Le tablinum est placé entre deux autres pièces d’inégale grandeur, qui s’ouvrent comme lui sur le portique d’entrée. On a cru voir dans la plus petite des deux une de ces chapelles domestiques où l’on adorait les divinités de la famille, mais cette destination est assez incertaine[1] ; au sujet de l’autre, au contraire, il ne peut y avoir aucun doute : c’était une basilique, c’est-à-dire une de ces salles où l’on rendait la justice. On en distingue encore nettement toutes les parties, et il reste même, près de l’abside semi-circulaire où siégeaient les juges, un fragment de la balustrade de marbre qui les séparait de l’assistance.
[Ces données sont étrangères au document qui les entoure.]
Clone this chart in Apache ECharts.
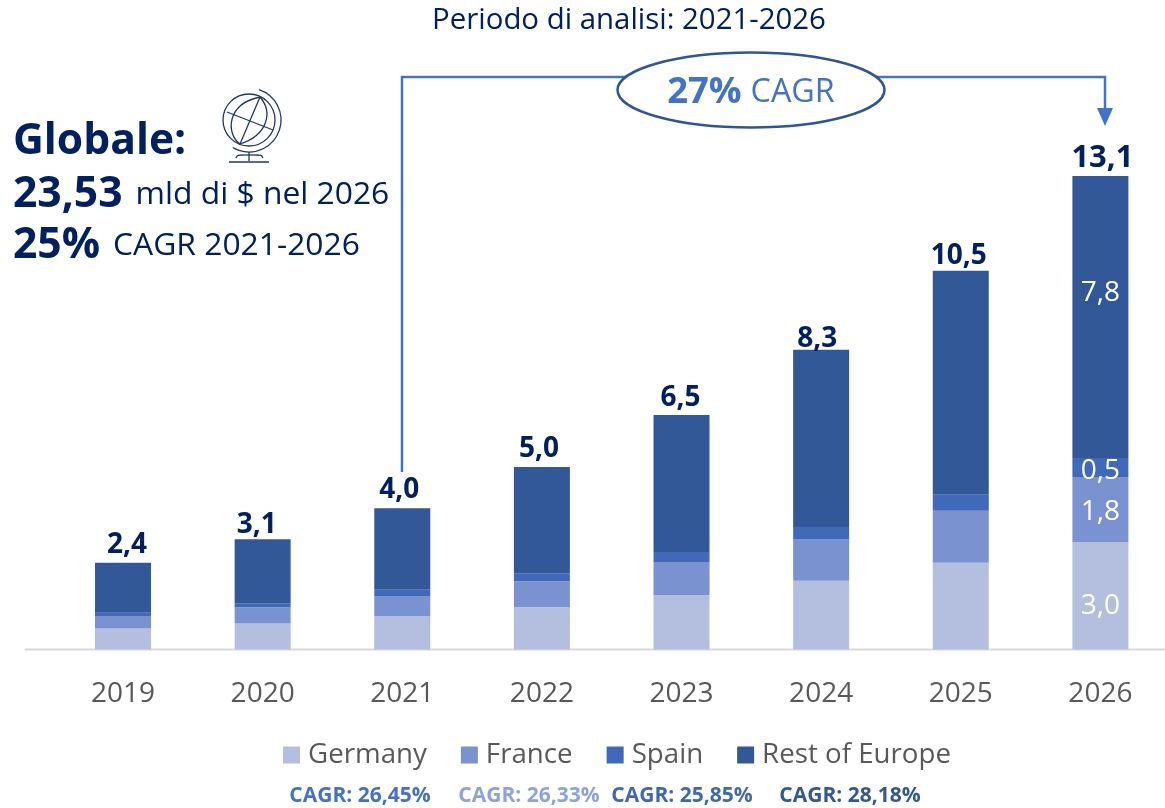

C’est là que l’empereur jugeait les affaires civiles ou criminelles qui lui étaient déférées. Domitien tenait beaucoup à cette prérogative de son pouvoir suprême ; il voulait se donner la réputation d’être un justicier sévère et punissait

  1. Bianchini prétend qu’on y trouva un autel qui portait encore la trace du feu et des restes de sacrifices ; mais, à l’époque où le palais impérial fut détruit, il y avait près de trois siècles que le christianisme triomphait et qu’il n’entrait plus de païens dans la demeure des césars.